Caballerocaballerolamascarilla era una de las frases míticas de la pandemia. Todos éramos potenciales delincuentes, obligados a pasear como Dick Turpin, enmascarados y agazapados al paso de un vehículo policial. Era todo puro surrealismo, y visto ahora todavía más absurdo.
Todos los día llegan noticias que te recuerdan aquella época tan delirante: hasta ha vuelto Fernando Simón, el de la almendra, el hombre que alguien lleva tatuado en la pierna (ojalá saber quién es) y que se fue a surfear a Portugal mientras nos mandaba llevar la cara tapada en la playa, al aire libre y al sol. Por supuesto en Portugal no había esa obligación absurda, por eso iba el epidemiólogo carismático sin ella y tan pancho con su bañador y su tabla mientras aquí algunos nos preguntábamos qué ocurría, por qué el virus era mortal en la playa de Riazor pero estaba tan pancho en las playas del Algarbe. Pero bueno, los que nos preguntábamos cosas éramos magufos, bebelejías y por supuesto insolidarios y malas personas. Por ejemplo, eras muy mala persona si te preguntabas el porqué de aquella medida que obligaba a ir en coches distintos a dos personas que acababan de dormir en la misma cama, pero claro, no eras virólogo (solo podían hablar de aquellas cosillas los virólogos, cualquier otro médico que se preguntara cosas era rápidamente catalogado de bebelejías y chupabarandillas, qué tiempos) y al no ser virólogo se te escapaban esos pequeños detalles que el virus detecta en su inmenso poder. El virus en casa no te infecta pero en el coche sí, claro que si vas en el asiento trasero pero no en línea con el conductor el virus sabe que no puede contagiar, es un virus muy repelente. “Bebelejías”, me decían. Yo soy más de Somontano, la verdad. O de Valdepeñas. Aún recuerdo la risa loca que me entró cuando le pusieron a la playa un contador de personas. El virus a partir de las 100 personas contagia, así que hay que dejarle bien claro que la gente que entra por la que sale, como los pallets y los peces. Otro de los delirios que nuestros gobernantes idearon fue el de salir a pasear por edades, porque el virus elige muy bien a sus presas, y si sale de un joven apuesto será mucho más virulento que si sale de una señora mayor. De los niños mejor no hablar, aún me acuerdo de aquella pobre cría del “es mejor eso que morirse” cuando la mortalidad en esas edades era inexistente.

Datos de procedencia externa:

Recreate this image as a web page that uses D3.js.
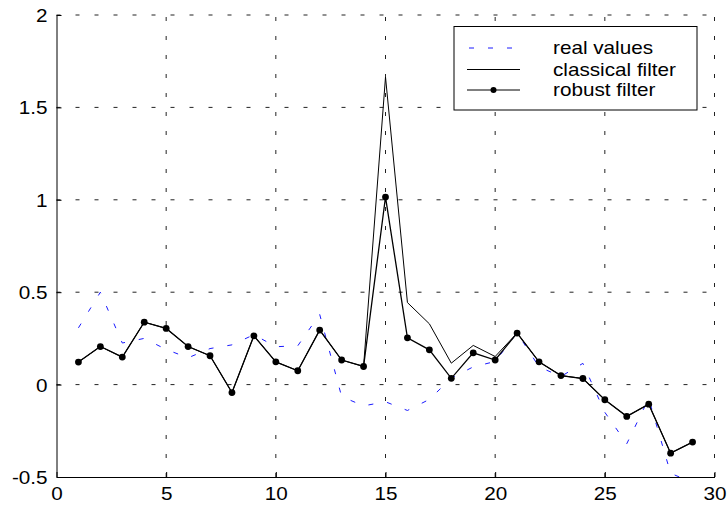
<!DOCTYPE html>
<html>
<head>
<meta charset="utf-8">
<script src="https://cdn.jsdelivr.net/npm/d3@7"></script>
<style>
  html, body { margin: 0; padding: 0; background: #fff; }
  svg { display: block; }
  text { font-family: "Liberation Sans", Arial, Helvetica, sans-serif; fill: #000; }
</style>
</head>
<body>
<svg id="chart" width="727" height="508"></svg>
<script>
// Time steps 1..29
const steps = d3.range(1, 30);

// True signal
const realValues = [0.307, 0.50, 0.225, 0.25, 0.19, 0.145, 0.195, 0.215, 0.27, 0.205,
  0.21, 0.38, -0.065, -0.115, -0.093, -0.14, -0.08, 0.035, 0.096, 0.125,
  0.28, 0.096, 0.044, 0.115, -0.15, -0.32, -0.075, -0.48, -0.53];

// Classical (non-robust) filter estimate
const classicalFilter = [0.122, 0.206, 0.149, 0.338, 0.304, 0.206, 0.156, -0.043, 0.264, 0.123,
  0.075, 0.295, 0.133, 0.098, 1.664, 0.444, 0.329, 0.116, 0.212, 0.152,
  0.279, 0.123, 0.049, 0.033, -0.082, -0.172, -0.106, -0.371, -0.311];

// Robust filter estimate
const robustFilter = [0.122, 0.206, 0.149, 0.338, 0.304, 0.206, 0.156, -0.043, 0.264, 0.123,
  0.075, 0.295, 0.133, 0.098, 1.015, 0.253, 0.188, 0.034, 0.172, 0.133,
  0.279, 0.123, 0.049, 0.033, -0.082, -0.172, -0.106, -0.371, -0.311];

const xTicks = [0, 5, 10, 15, 20, 25, 30];
const yTicks = [-0.5, 0, 0.5, 1, 1.5, 2];
const legendLabels = ["real values", "classical filter", "robust filter"];

const svg = d3.select("#chart");
const plotLeft = 56.5, plotRight = 714.5, plotTop = 15, plotBottom = 477;
const fontSize = 18, stretch = 1.15;   // slightly widened Helvetica-style lettering

const x = d3.scaleLinear().domain([0, 30]).range([plotLeft, plotRight]);
const y = d3.scaleLinear().domain([-0.5, 2]).range([plotBottom, plotTop]);

// Grid
const grid = svg.append("g").attr("stroke", "#222").attr("stroke-width", 1)
  .attr("stroke-dasharray", "4,15").attr("fill", "none");
xTicks.filter(t => t > 0).forEach(t => {
  grid.append("line").attr("x1", x(t)).attr("x2", x(t)).attr("y1", plotBottom).attr("y2", plotTop);
});
yTicks.filter(t => t > -0.5).forEach(t => {
  grid.append("line").attr("x1", plotLeft).attr("x2", plotRight).attr("y1", y(t)).attr("y2", y(t));
});

// Axes
const xAxis = d3.axisBottom(x).tickValues(xTicks).tickSizeInner(-5).tickSizeOuter(0)
  .tickPadding(10).tickFormat(d => String(d));
const gx = svg.append("g").attr("transform", `translate(0,${plotBottom})`).call(xAxis);
const yAxis = d3.axisLeft(y).tickValues(yTicks).tickSizeInner(-5).tickSizeOuter(0)
  .tickPadding(9).tickFormat(d => String(d));
const gy = svg.append("g").attr("transform", `translate(${plotLeft},0)`).call(yAxis);
[gx, gy].forEach(g => {
  g.select(".domain").attr("stroke", "#000").attr("stroke-width", 1);
  g.selectAll(".tick line").attr("stroke", "#000");
  g.selectAll(".tick text").attr("font-size", fontSize)
    .attr("font-family", "'Liberation Sans', Arial, sans-serif");
});
gx.selectAll(".tick text").attr("dy", "0.72em").attr("transform", `scale(${stretch},1)`);
gy.selectAll(".tick text").attr("dy", "0.36em")
  .attr("x", -9 / stretch).attr("transform", `scale(${stretch},1)`);

// Plot area clip
svg.append("defs").append("clipPath").attr("id", "plotClip")
  .append("rect").attr("x", plotLeft).attr("y", plotTop)
  .attr("width", plotRight - plotLeft).attr("height", plotBottom - plotTop);

const line = vals => d3.line().x((d, i) => x(steps[i])).y(d => y(d))(vals);
const plot = svg.append("g").attr("clip-path", "url(#plotClip)");

plot.append("path").attr("d", line(realValues)).attr("fill", "none")
  .attr("stroke", "#1a1aff").attr("stroke-width", 1).attr("stroke-dasharray", "5,14");
plot.append("path").attr("d", line(classicalFilter)).attr("fill", "none")
  .attr("stroke", "#000").attr("stroke-width", 1);
plot.append("path").attr("d", line(robustFilter)).attr("fill", "none")
  .attr("stroke", "#000").attr("stroke-width", 1.3);
plot.selectAll("circle.robust").data(robustFilter).enter().append("circle")
  .attr("class", "robust")
  .attr("cx", (d, i) => x(steps[i])).attr("cy", d => y(d)).attr("r", 3.4).attr("fill", "#000");

// Legend
const lg = svg.append("g");
lg.append("rect").attr("x", 454).attr("y", 26.5).attr("width", 243).attr("height", 83.5)
  .attr("fill", "#fff").attr("stroke", "#000").attr("stroke-width", 1);
const rowY = [48, 69.5, 90];
const sx1 = 467, sx2 = 520;
lg.append("line").attr("x1", sx1).attr("x2", sx2).attr("y1", rowY[0]).attr("y2", rowY[0])
  .attr("stroke", "#1a1aff").attr("stroke-dasharray", "5,14").attr("stroke-dashoffset", -2);
lg.append("line").attr("x1", sx1).attr("x2", sx2).attr("y1", rowY[1]).attr("y2", rowY[1])
  .attr("stroke", "#000");
lg.append("line").attr("x1", sx1).attr("x2", sx2).attr("y1", rowY[2]).attr("y2", rowY[2])
  .attr("stroke", "#000");
lg.append("circle").attr("cx", (sx1 + sx2) / 2).attr("cy", rowY[2]).attr("r", 3).attr("fill", "#000");
legendLabels.forEach((t, i) => {
  lg.append("text").attr("transform", `translate(553,${rowY[i]}) scale(${stretch},1)`)
    .attr("dy", "0.36em").attr("font-size", fontSize).text(t);
});
</script>
</body>
</html>
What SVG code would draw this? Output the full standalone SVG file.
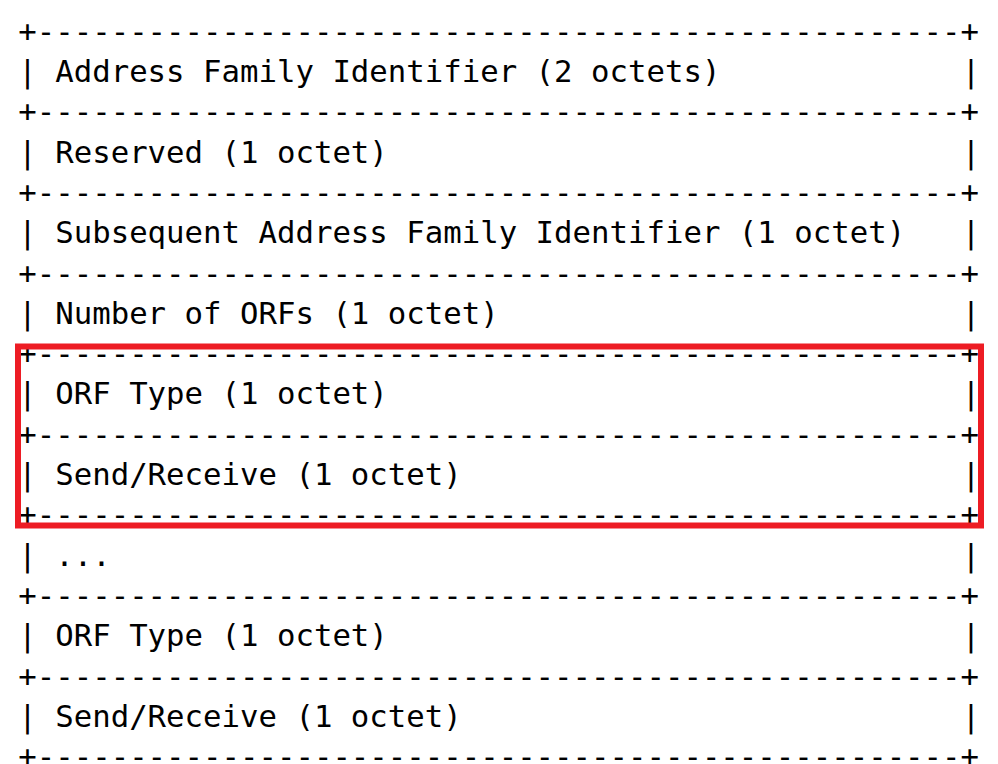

Este invierno ha vuelto la gripe (nunca se fue) y nuestros amados gobernantes han intentado volver a esas costumbres con poco éxito. La gente quedó harta de la distancia social (un invento de Fauci reconocido por él), de no poder verle la cara a sus familiares y amigos, de no poder despedirse de sus seres queridos, de llevar un trapo en la boca que se quitaba al comer y se ponía para entrar y salir del bar.
La gente ha visto lo que ocurrió en Suecia (menos mortalidad que países con confinamientos estrictos como el nuestro) y empieza a atar cabos. Resumiendo, los “expertos” (ósea, uno solo) se inventaron las medidas más absurdas y restrictivas posibles y ahí siguen, atragantándose con almendras y surfeando las olas en una eterna vacación de la que salen solo para idear alguna nueva restricción ridícula.